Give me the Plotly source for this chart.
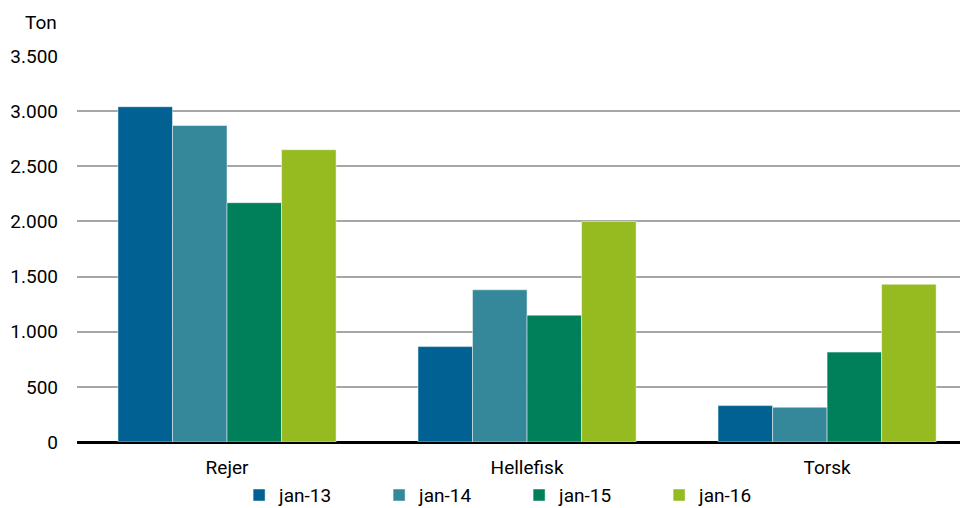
---
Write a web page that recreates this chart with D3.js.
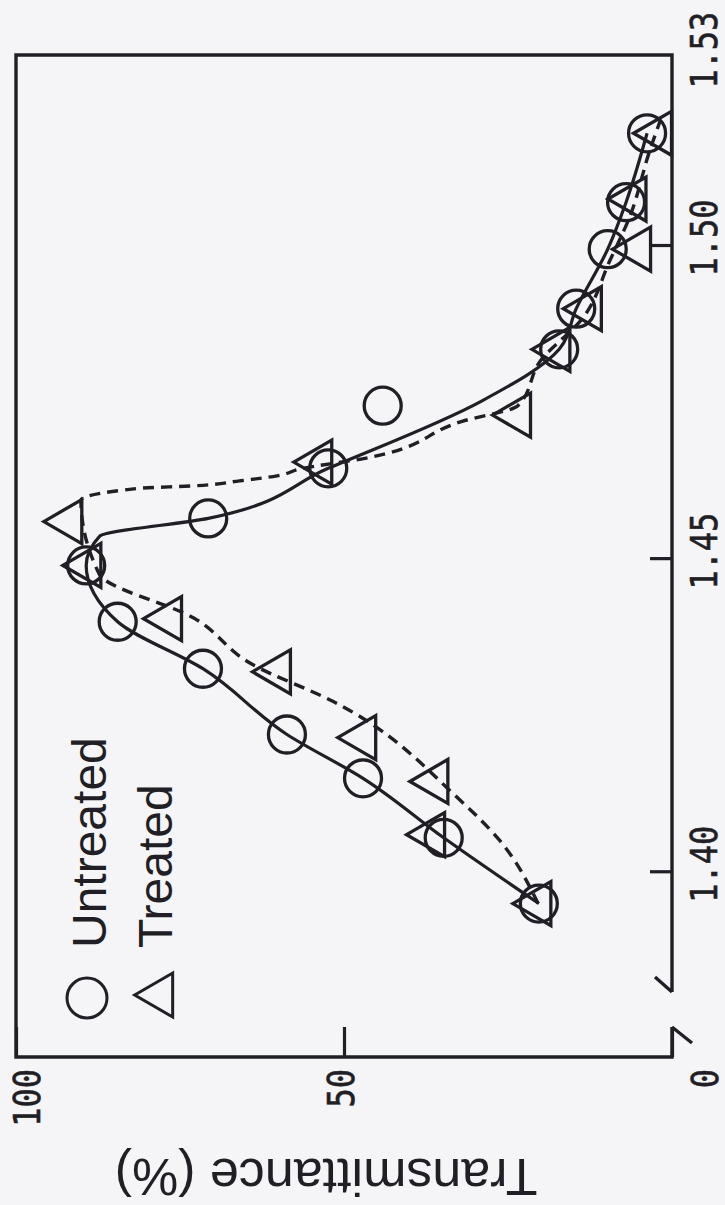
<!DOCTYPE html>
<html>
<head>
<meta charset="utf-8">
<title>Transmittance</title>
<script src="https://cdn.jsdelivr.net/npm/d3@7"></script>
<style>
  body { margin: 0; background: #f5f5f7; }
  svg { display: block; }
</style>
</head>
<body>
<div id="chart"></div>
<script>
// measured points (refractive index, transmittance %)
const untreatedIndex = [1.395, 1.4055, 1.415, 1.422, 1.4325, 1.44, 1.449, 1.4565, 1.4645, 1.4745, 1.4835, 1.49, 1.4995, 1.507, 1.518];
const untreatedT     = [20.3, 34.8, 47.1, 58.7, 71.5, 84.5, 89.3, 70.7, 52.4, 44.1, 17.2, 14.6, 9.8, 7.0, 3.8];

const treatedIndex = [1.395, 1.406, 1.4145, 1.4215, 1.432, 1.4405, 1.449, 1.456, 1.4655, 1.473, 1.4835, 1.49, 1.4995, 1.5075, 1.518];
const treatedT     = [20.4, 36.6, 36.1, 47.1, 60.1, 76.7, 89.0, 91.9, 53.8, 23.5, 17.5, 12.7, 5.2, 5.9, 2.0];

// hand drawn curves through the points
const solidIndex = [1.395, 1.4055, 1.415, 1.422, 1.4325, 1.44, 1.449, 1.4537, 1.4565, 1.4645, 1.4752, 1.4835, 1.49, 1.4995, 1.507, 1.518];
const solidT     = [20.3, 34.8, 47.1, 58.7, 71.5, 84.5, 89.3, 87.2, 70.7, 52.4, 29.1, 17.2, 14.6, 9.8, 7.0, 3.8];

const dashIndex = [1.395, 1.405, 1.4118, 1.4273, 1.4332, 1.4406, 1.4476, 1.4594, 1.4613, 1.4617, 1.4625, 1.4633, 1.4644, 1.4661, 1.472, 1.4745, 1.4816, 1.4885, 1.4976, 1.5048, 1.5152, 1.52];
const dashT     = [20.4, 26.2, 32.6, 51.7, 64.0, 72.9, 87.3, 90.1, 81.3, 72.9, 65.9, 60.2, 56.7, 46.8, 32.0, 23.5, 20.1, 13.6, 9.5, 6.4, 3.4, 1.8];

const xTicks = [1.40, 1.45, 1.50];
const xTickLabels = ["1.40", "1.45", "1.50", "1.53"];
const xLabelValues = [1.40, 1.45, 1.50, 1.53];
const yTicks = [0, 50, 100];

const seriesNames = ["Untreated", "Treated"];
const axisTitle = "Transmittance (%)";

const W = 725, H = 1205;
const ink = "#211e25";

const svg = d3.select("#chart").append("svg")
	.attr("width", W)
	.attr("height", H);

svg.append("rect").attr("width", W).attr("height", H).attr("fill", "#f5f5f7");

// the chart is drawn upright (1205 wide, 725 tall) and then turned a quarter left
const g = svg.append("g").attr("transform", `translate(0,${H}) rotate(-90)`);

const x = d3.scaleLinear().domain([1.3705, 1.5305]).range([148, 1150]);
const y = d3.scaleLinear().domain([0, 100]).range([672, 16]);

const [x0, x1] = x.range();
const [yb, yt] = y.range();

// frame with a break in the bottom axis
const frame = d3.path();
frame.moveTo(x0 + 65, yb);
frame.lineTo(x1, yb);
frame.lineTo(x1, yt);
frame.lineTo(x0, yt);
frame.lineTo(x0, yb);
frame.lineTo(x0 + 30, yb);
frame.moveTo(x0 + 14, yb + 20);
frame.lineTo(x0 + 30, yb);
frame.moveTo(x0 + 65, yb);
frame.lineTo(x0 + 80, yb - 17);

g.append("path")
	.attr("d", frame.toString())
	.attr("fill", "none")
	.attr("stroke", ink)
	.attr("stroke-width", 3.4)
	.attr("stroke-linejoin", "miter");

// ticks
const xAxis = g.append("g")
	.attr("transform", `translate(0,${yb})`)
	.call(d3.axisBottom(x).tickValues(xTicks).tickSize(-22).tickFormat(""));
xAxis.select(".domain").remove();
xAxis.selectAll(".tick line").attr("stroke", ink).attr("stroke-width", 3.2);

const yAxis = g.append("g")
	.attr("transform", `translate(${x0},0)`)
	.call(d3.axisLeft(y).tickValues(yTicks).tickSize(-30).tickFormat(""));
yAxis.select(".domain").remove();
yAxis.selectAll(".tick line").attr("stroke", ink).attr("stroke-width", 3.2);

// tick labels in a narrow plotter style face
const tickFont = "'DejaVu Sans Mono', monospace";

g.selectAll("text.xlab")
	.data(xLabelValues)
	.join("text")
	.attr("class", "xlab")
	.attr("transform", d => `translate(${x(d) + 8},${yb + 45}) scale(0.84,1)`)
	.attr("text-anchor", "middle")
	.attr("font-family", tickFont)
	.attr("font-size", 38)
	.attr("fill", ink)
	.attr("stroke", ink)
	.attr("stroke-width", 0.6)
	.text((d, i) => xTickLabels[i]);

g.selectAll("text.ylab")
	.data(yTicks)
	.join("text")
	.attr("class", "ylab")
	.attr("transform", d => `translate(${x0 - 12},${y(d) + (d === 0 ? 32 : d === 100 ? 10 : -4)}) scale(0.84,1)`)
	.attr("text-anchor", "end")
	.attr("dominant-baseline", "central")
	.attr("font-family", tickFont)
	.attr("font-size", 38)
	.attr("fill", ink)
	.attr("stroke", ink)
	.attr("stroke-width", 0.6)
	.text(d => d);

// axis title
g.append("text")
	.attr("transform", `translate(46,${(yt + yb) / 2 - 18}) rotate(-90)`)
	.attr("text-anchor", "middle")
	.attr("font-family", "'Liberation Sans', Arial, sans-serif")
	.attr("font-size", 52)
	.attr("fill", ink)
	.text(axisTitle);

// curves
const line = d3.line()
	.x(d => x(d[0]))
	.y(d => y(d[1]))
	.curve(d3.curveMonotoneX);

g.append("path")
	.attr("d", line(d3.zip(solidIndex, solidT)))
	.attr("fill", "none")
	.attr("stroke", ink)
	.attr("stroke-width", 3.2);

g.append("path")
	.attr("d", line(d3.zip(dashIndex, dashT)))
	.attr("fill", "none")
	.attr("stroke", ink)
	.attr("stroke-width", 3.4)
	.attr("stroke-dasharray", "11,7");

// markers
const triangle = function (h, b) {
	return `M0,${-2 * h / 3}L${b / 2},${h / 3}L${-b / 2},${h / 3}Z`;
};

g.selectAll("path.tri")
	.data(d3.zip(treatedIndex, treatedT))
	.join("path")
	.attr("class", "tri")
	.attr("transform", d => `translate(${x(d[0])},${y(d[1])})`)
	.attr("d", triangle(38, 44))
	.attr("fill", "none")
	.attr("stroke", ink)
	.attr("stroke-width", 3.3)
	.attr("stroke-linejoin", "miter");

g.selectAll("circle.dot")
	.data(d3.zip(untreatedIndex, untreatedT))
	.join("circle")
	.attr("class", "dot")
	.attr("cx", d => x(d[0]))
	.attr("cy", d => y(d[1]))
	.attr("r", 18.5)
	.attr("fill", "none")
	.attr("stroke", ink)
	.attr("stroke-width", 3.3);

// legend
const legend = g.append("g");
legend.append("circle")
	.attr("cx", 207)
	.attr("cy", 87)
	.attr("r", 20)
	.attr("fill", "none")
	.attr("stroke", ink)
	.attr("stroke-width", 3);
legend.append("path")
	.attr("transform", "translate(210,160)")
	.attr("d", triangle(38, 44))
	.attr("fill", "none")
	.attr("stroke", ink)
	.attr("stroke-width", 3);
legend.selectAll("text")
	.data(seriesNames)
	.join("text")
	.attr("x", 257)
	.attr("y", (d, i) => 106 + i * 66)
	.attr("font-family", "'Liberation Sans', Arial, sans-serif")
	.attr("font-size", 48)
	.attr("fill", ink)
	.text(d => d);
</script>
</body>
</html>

SET PROBLEM | From the line that has "Write a web" through the line that has "5.2, 5.9, 2.0];", reproduce each line exactly as it stands and nothing else; do not include any pictures.

TASK OUTPUT |
Write a web page that recreates this chart with D3.js.
<!DOCTYPE html>
<html>
<head>
<meta charset="utf-8">
<title>Transmittance</title>
<script src="https://cdn.jsdelivr.net/npm/d3@7"></script>
<style>
  body { margin: 0; background: #f5f5f7; }
  svg { display: block; }
</style>
</head>
<body>
<div id="chart"></div>
<script>
// measured points (refractive index, transmittance %)
const untreatedIndex = [1.395, 1.4055, 1.415, 1.422, 1.4325, 1.44, 1.449, 1.4565, 1.4645, 1.4745, 1.4835, 1.49, 1.4995, 1.507, 1.518];
const untreatedT     = [20.3, 34.8, 47.1, 58.7, 71.5, 84.5, 89.3, 70.7, 52.4, 44.1, 17.2, 14.6, 9.8, 7.0, 3.8];

const treatedIndex = [1.395, 1.406, 1.4145, 1.4215, 1.432, 1.4405, 1.449, 1.456, 1.4655, 1.473, 1.4835, 1.49, 1.4995, 1.5075, 1.518];
const treatedT     = [20.4, 36.6, 36.1, 47.1, 60.1, 76.7, 89.0, 91.9, 53.8, 23.5, 17.5, 12.7, 5.2, 5.9, 2.0];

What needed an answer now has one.